Being Challenged, Feeling Good
I had an interesting conversation with Nancy today, in which we discussed the nature, magnitude, and meaning of our professional challenges. Our chat reminded me of just how important I find it to be challenged in my own life. Since I was a child, I have always embraced new challenges, whether physical or intellectual. In fact, I love feeling challenged.
When I do not feel challenged, I feel stagnant. When I feel stagnant, I don’t feel motivated. When I feel stagnant and unmotivated, I do less, and when all that happens I fall into a rut. When I am in a rut, my self esteem drops, I am less social, I am less ambitious, and in general feel like trash.
When I do feel challenged, I feel stimulated. When I am stimulated, I get excited about things. That excitement wakes me up early in the morning, guides me to make better choices in many facets of my life, and propels me to meet my challenge. To me, challenge is invigorating and the root of it all, challenge is essential to my life.
Why is this so?
I enjoy routine as much as the next blogger, but at the same time find routine to be oppressive. It dims my candle. When I was a schoolboy, I was always excited to learn new subjects. But, being a fast learner, I would grasp lessons so quickly that - as the information was repeated ad nauseum for the other students, I would quickly become bored, and often that would lead to disruptive behavior. (But I was still a good student). Anyhow, the same phenomenon lives within me today. Of course, I am a grown man now and bear a bit more responsibility to my reactions, but the way things affect me has not changed since I was 12 years old.

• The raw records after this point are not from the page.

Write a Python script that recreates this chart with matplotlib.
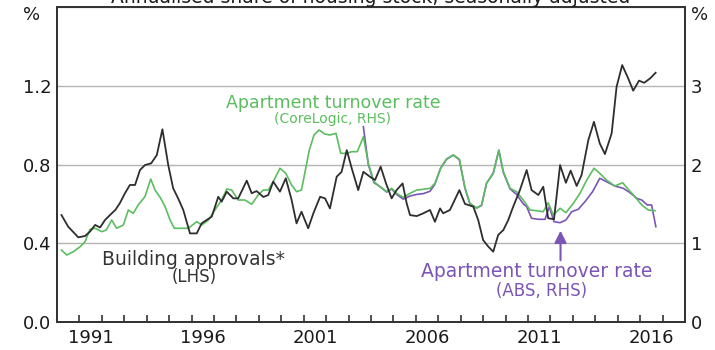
import matplotlib
matplotlib.use('Agg')
import matplotlib.pyplot as plt

plt.rcParams['font.family'] = ['DejaVu Sans']

# building approvals, % of housing stock (LHS)
approvals_dates = [1990.2, 1990.5, 1990.95, 1991.25, 1991.47, 1991.7, 1991.92, 1992.14, 1992.36, 1992.6,
                   1992.8, 1993.03, 1993.25, 1993.48, 1993.7, 1993.92, 1994.2, 1994.45, 1994.7, 1994.96,
                   1995.18, 1995.4, 1995.63, 1995.93, 1996.23, 1996.45, 1996.67, 1996.9, 1997.19, 1997.34,
                   1997.57, 1997.86, 1998.08, 1998.46, 1998.68, 1998.9, 1999.2, 1999.42, 1999.64, 1999.94,
                   2000.2, 2000.46, 2000.68, 2000.9, 2001.2, 2001.43, 2001.73, 2001.95, 2002.17, 2002.47,
                   2002.69, 2002.92, 2003.14, 2003.43, 2003.66, 2003.95, 2004.18, 2004.43, 2004.67, 2004.92,
                   2005.14, 2005.41, 2005.59, 2005.74, 2006.04, 2006.33, 2006.63, 2006.85, 2007.08, 2007.22,
                   2007.52, 2007.94, 2008.19, 2008.56, 2008.78, 2009.0, 2009.23, 2009.45, 2009.67, 2009.9,
                   2010.12, 2010.34, 2010.64, 2010.94, 2011.16, 2011.46, 2011.68, 2011.9, 2012.16, 2012.43,
                   2012.69, 2012.9, 2013.17, 2013.39, 2013.69, 2013.94, 2014.2, 2014.43, 2014.73, 2014.95,
                   2015.2, 2015.47, 2015.69, 2015.95, 2016.18, 2016.44, 2016.69]
approvals = [0.543, 0.484, 0.43, 0.437, 0.459, 0.493, 0.48, 0.518, 0.543, 0.569,
             0.603, 0.654, 0.696, 0.696, 0.772, 0.797, 0.806, 0.848, 0.979, 0.797,
             0.679, 0.628, 0.569, 0.45, 0.45, 0.501, 0.518, 0.535, 0.636, 0.611,
             0.662, 0.628, 0.628, 0.718, 0.654, 0.665, 0.635, 0.645, 0.713, 0.662,
             0.73, 0.62, 0.501, 0.56, 0.476, 0.552, 0.636, 0.628, 0.577, 0.738,
             0.763, 0.873, 0.781, 0.67, 0.763, 0.738, 0.721, 0.789, 0.704, 0.628,
             0.67, 0.704, 0.603, 0.543, 0.538, 0.552, 0.569, 0.509, 0.577, 0.552,
             0.569, 0.67, 0.6, 0.586, 0.518, 0.416, 0.383, 0.357, 0.442, 0.467,
             0.518, 0.586, 0.67, 0.772, 0.67, 0.645, 0.687, 0.527, 0.522, 0.797,
             0.707, 0.769, 0.691, 0.747, 0.924, 1.017, 0.907, 0.853, 0.958, 1.195,
             1.305, 1.237, 1.175, 1.226, 1.215, 1.237, 1.266]

# apartment turnover rate, CoreLogic (RHS)
corelogic_dates = [1990.2, 1990.43, 1990.73, 1991.03, 1991.25, 1991.47, 1991.7, 1992.0, 1992.2, 1992.44,
                   1992.66, 1992.96, 1993.18, 1993.4, 1993.62, 1993.92, 1994.18, 1994.37, 1994.6, 1994.82,
                   1995.04, 1995.23, 1995.56, 1995.85, 1996.23, 1996.45, 1996.75, 1997.04, 1997.34, 1997.57,
                   1997.79, 1998.08, 1998.38, 1998.68, 1998.97, 1999.2, 1999.42, 1999.64, 1999.94, 2000.2,
                   2000.46, 2000.68, 2000.9, 2001.25, 2001.46, 2001.68, 2001.95, 2002.17, 2002.44, 2002.65,
                   2002.92, 2003.14, 2003.39, 2003.66, 2003.88, 2004.13, 2004.4, 2004.7, 2004.92, 2005.14,
                   2005.44, 2005.74, 2006.04, 2006.33, 2006.63, 2006.85, 2007.1, 2007.37, 2007.67, 2007.94,
                   2008.19, 2008.41, 2008.71, 2008.93, 2009.15, 2009.45, 2009.7, 2009.9, 2010.2, 2010.49,
                   2010.79, 2011.09, 2011.39, 2011.68, 2011.9, 2012.13, 2012.43, 2012.69, 2013.02, 2013.32,
                   2013.62, 2013.94, 2014.2, 2014.5, 2014.87, 2015.22, 2015.47, 2015.77, 2016.07, 2016.36,
                   2016.66]
corelogic = [0.914, 0.851, 0.893, 0.956, 1.02, 1.177, 1.19, 1.147, 1.168, 1.295,
             1.19, 1.232, 1.422, 1.38, 1.486, 1.591, 1.816, 1.676, 1.583, 1.464,
             1.295, 1.19, 1.19, 1.19, 1.274, 1.232, 1.295, 1.422, 1.549, 1.689,
             1.676, 1.549, 1.549, 1.495, 1.613, 1.676, 1.676, 1.782, 1.952, 1.888,
             1.74, 1.655, 1.676, 2.184, 2.375, 2.438, 2.387, 2.375, 2.396, 2.142,
             2.142, 2.163, 2.163, 2.353, 2.015, 1.782, 1.718, 1.655, 1.697, 1.634,
             1.583, 1.634, 1.676, 1.685, 1.697, 1.761, 1.952, 2.066, 2.121, 2.066,
             1.7, 1.507, 1.444, 1.486, 1.761, 1.888, 2.184, 1.909, 1.697, 1.655,
             1.549, 1.422, 1.413, 1.401, 1.515, 1.359, 1.444, 1.388, 1.507, 1.634,
             1.803, 1.952, 1.888, 1.803, 1.727, 1.769, 1.685, 1.591, 1.486, 1.422,
             1.413]

# apartment turnover rate, ABS (RHS)
abs_dates = [2003.66, 2003.88, 2004.13, 2004.4, 2004.7, 2004.92, 2005.14, 2005.44, 2005.74, 2006.04,
             2006.33, 2006.63, 2006.85, 2007.1, 2007.37, 2007.67, 2007.94, 2008.19, 2008.41, 2008.71,
             2008.93, 2009.15, 2009.45, 2009.7, 2009.9, 2010.2, 2010.49, 2010.79, 2010.94, 2011.16,
             2011.46, 2011.76, 2011.95, 2012.16, 2012.43, 2012.69, 2012.95, 2013.24, 2013.54, 2013.88,
             2014.2, 2014.5, 2014.87, 2015.25, 2015.55, 2015.85, 2016.07, 2016.32, 2016.51, 2016.7]
abs_rate = [2.48, 2.0, 1.77, 1.72, 1.65, 1.69, 1.62, 1.56, 1.6, 1.62,
            1.63, 1.66, 1.75, 1.95, 2.07, 2.12, 2.06, 1.7, 1.5, 1.45,
            1.48, 1.76, 1.89, 2.18, 1.9, 1.69, 1.62, 1.5, 1.464, 1.317,
            1.304, 1.304, 1.464, 1.274, 1.261, 1.295, 1.401, 1.431, 1.528, 1.655,
            1.825, 1.782, 1.727, 1.697, 1.642, 1.571, 1.549, 1.486, 1.486, 1.21]

left_ticks = [0.0, 0.4, 0.8, 1.2]
left_labels = ['0.0', '0.4', '0.8', '1.2']
right_ticks = [0, 1, 2, 3]
year_labels = ['1991', '1996', '2001', '2006', '2011', '2016']

BLACK = '#2e2e2e'
GREEN = '#5cbd5f'
PURPLE = '#7b55b5'

fig = plt.figure(figsize=(7.15, 3.5), dpi=100)
ax = fig.add_axes([57 / 715, 28 / 350, 628 / 715, 315 / 350])
ax2 = ax.twinx()

ax.set_xlim(1990, 2018)
ax.set_ylim(0, 1.6)
ax2.set_ylim(0, 4)

for y in left_ticks[1:] + [1.6]:
    ax.axhline(y, color='#b4b4b4', lw=1.0, zorder=0)

ax2.plot(abs_dates, abs_rate, color=PURPLE, lw=1.2, zorder=2)
ax2.plot(corelogic_dates, corelogic, color=GREEN, lw=1.2, zorder=3)
ax2.plot(approvals_dates, [v * 2.5 for v in approvals], color=BLACK, lw=1.3, zorder=4)

# years: minor ticks at boundaries, labels mid-year
ax.set_xticks(range(1991, 2018), minor=True)
ax.set_xticks([int(y) + 0.5 for y in year_labels])
ax.set_xticklabels(year_labels)
ax.tick_params(axis='x', which='minor', direction='in', length=5, width=1.2, color='#333333')
ax.tick_params(axis='x', which='major', length=0, pad=5, labelsize=13, labelcolor='#1a1a1a')

ax.set_yticks(left_ticks)
ax.set_yticklabels(left_labels)
ax.tick_params(axis='y', length=0, pad=4, labelsize=13, labelcolor='#1a1a1a')
ax2.set_yticks(right_ticks)
ax2.tick_params(axis='y', length=0, pad=4, labelsize=13, labelcolor='#1a1a1a')

for a in (ax, ax2):
    for s in a.spines.values():
        s.set_color('#333333')
        s.set_linewidth(1.3)

fig.text(32 / 715, 1 - 15 / 350, '%', ha='center', va='center', fontsize=13, color='#1a1a1a')
fig.text(700 / 715, 1 - 15 / 350, '%', ha='center', va='center', fontsize=13, color='#1a1a1a')
# title sits mostly above the canvas, as in the source image
fig.text(371 / 715, 1 - 3 / 350, 'Annualised share of housing stock, seasonally adjusted',
         ha='center', va='baseline', fontsize=13.5, color='#1a1a1a')

# series labels
ax.text(2002.3, 1.11, 'Apartment turnover rate', ha='center', va='center', fontsize=12.5, color=GREEN)
ax.text(2002.3, 1.03, '(CoreLogic, RHS)', ha='center', va='center', fontsize=10, color=GREEN)
ax.text(1996.1, 0.315, 'Building approvals*', ha='center', va='center', fontsize=13.5, color='#333333')
ax.text(1996.1, 0.23, '(LHS)', ha='center', va='center', fontsize=12, color='#333333')
ax.text(2011.4, 0.255, 'Apartment turnover rate', ha='center', va='center', fontsize=13.5, color=PURPLE)
ax.text(2011.6, 0.16, '(ABS, RHS)', ha='center', va='center', fontsize=12, color=PURPLE)
ax.annotate('', xy=(2012.45, 0.478), xytext=(2012.45, 0.3),
            arrowprops=dict(arrowstyle='-|>', color=PURPLE, lw=1.5, mutation_scale=18))

fig.savefig('out.png', dpi=100)
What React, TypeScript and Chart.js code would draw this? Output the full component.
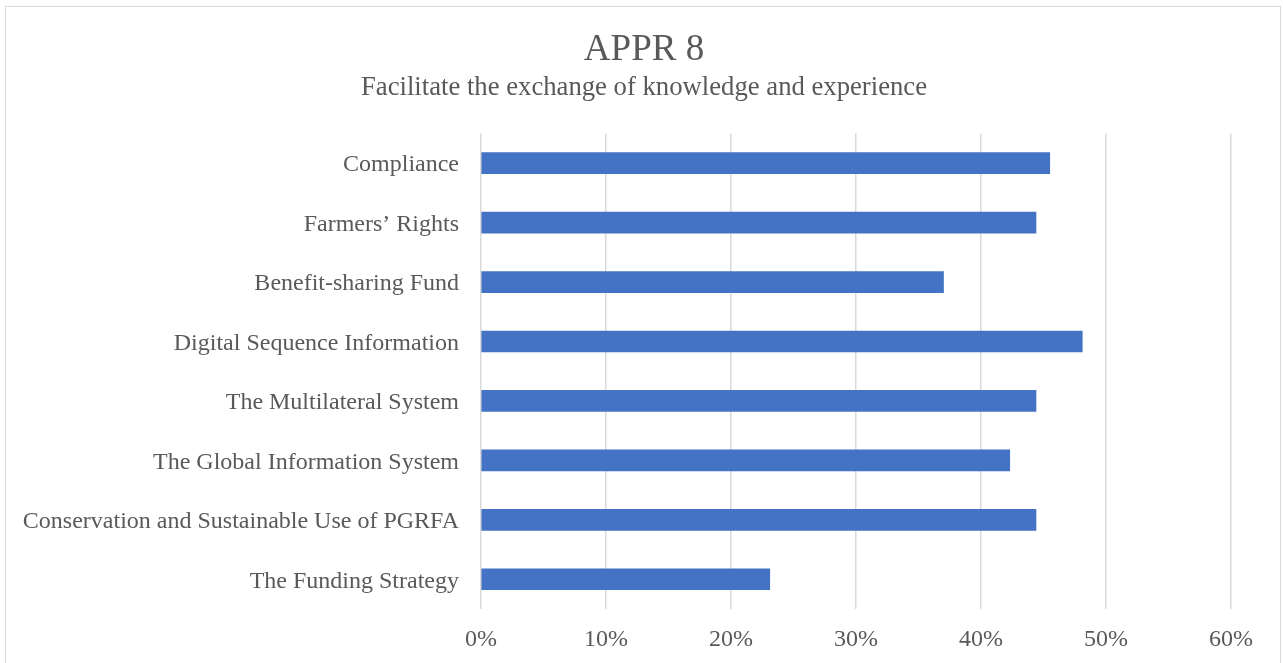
import React, { useEffect, useRef } from "react";
import { Chart, registerables } from "chart.js";

Chart.register(...registerables);

const TITLE = "APPR 8";
const SUBTITLE = "Facilitate the exchange of knowledge and experience";
const categories = [
  "Compliance",
  "Farmers’ Rights",
  "Benefit-sharing Fund",
  "Digital Sequence Information",
  "The Multilateral System",
  "The Global Information System",
  "Conservation and Sustainable Use of PGRFA",
  "The Funding Strategy",
];
const values = [45.5, 44.4, 37.0, 48.1, 44.4, 42.3, 44.4, 23.1];
const xTicks = [0, 10, 20, 30, 40, 50, 60];

const FONT = "'Liberation Serif', 'Times New Roman', Times, serif";
const TEXT = "#595959";

export default function App() {
  const ref = useRef<HTMLCanvasElement | null>(null);

  useEffect(() => {
    if (!ref.current) return;
    const chart = new Chart(ref.current, {
      type: "bar",
      data: {
        labels: categories,
        datasets: [
          {
            data: values,
            backgroundColor: "#4472C4",
            borderWidth: 0,
            barThickness: 21,
            yAxisID: "y",
            xAxisID: "x",
          },
        ],
      },
      options: {
        indexAxis: "y",
        responsive: false,
        animation: false,
        layout: { padding: { left: 5, right: 0, top: 0, bottom: 0 } },
        plugins: {
          legend: { display: false },
          tooltip: { enabled: false },
          title: {
            display: true,
            text: TITLE,
            color: TEXT,
            font: { family: FONT, size: 37, weight: "normal" },
            padding: { top: 28, bottom: 0 },
          },
          subtitle: {
            display: true,
            text: SUBTITLE,
            color: TEXT,
            font: { family: FONT, size: 26.7, weight: "normal" },
            padding: { top: 0, bottom: 29 },
          },
        },
        scales: {
          x: {
            min: 0,
            max: 60,
            afterBuildTicks: (scale: any) => {
              scale.ticks = xTicks.map((v) => ({ value: v }));
            },
            afterFit: (scale: any) => {
              scale.height = 54;
            },
            ticks: {
              color: TEXT,
              font: { family: FONT, size: 24 },
              padding: 16,
              callback: (v: any) => `${v}%`,
            },
            grid: {
              color: "#d9d9d9",
              lineWidth: 1.5,
              drawTicks: false,
            },
            border: { display: false },
          },
          y: {
            afterFit: (scale: any) => {
              scale.width = 476;
            },
            ticks: {
              color: TEXT,
              font: { family: FONT, size: 24 },
              padding: 22,
              labelOffset: 2,
            },
            grid: { display: false, drawTicks: false },
            border: { display: false },
          },
          yRight: {
            type: "category",
            position: "right",
            labels: categories,
            afterFit: (scale: any) => {
              scale.width = 52;
            },
            ticks: { display: false },
            grid: { display: false, drawTicks: false },
            border: { display: false },
          },
        },
      },
    });
    return () => chart.destroy();
  }, []);

  return (
    <div
      style={{
        position: "fixed",
        left: 0,
        top: 0,
        width: 1283,
        height: 663,
        overflow: "hidden",
        background: "#ffffff",
      }}
    >
      <div
        style={{
          position: "absolute",
          left: 5,
          top: 6,
          width: 1276,
          height: 700,
          border: "1px solid #d9d9d9",
          boxSizing: "border-box",
        }}
      />
      <canvas
        ref={ref}
        width={1283}
        height={663}
        style={{ position: "absolute", left: 0, top: 0 }}
      />
    </div>
  );
}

At work, I have seen the same pattern played out a number of times over the past several years. I take on a new task, with merely a vague notion as to what is being asked of me, then endeavor mightily to master the task and ultimately turn out work of the highest caliber. In some cases I’ve had guidance while in others I have journeyed solo. In either circumstance, eventually I did attain a level of mastery of my discipline, and then spent additional energy to institutionalize and disseminate my learnings and methods.
But once that process is over, I eventually fall into that sense of stagnancy. The only way to avoid that awful fate is to find new challenges. The arc of professional growth that I have followed since 2000, when I left the radio biz and embarked upon my life as a designer, has moved with fits and starts, but in an odd way there has been an irregular rhythm, upon which I have propelled myself to ever greater challenges - up to and including my current position. Best of all, I have been able to endeavor into new challenges while tapping the reservoir of knowledge and experience that I have accumulated over the past 6 years, and at the same time been stimulated by the talented and professional colleagues with whom I work. Not too shabby.
Looking back, it seems that what I love is being good at things, but not at things that seem easy. I need to feel that I am good at things that are hard to do. That’s what I need in my life. Challenge me, and you have me hooked. Take it easy on me, and soon I will loose interest and wander off in the other direction.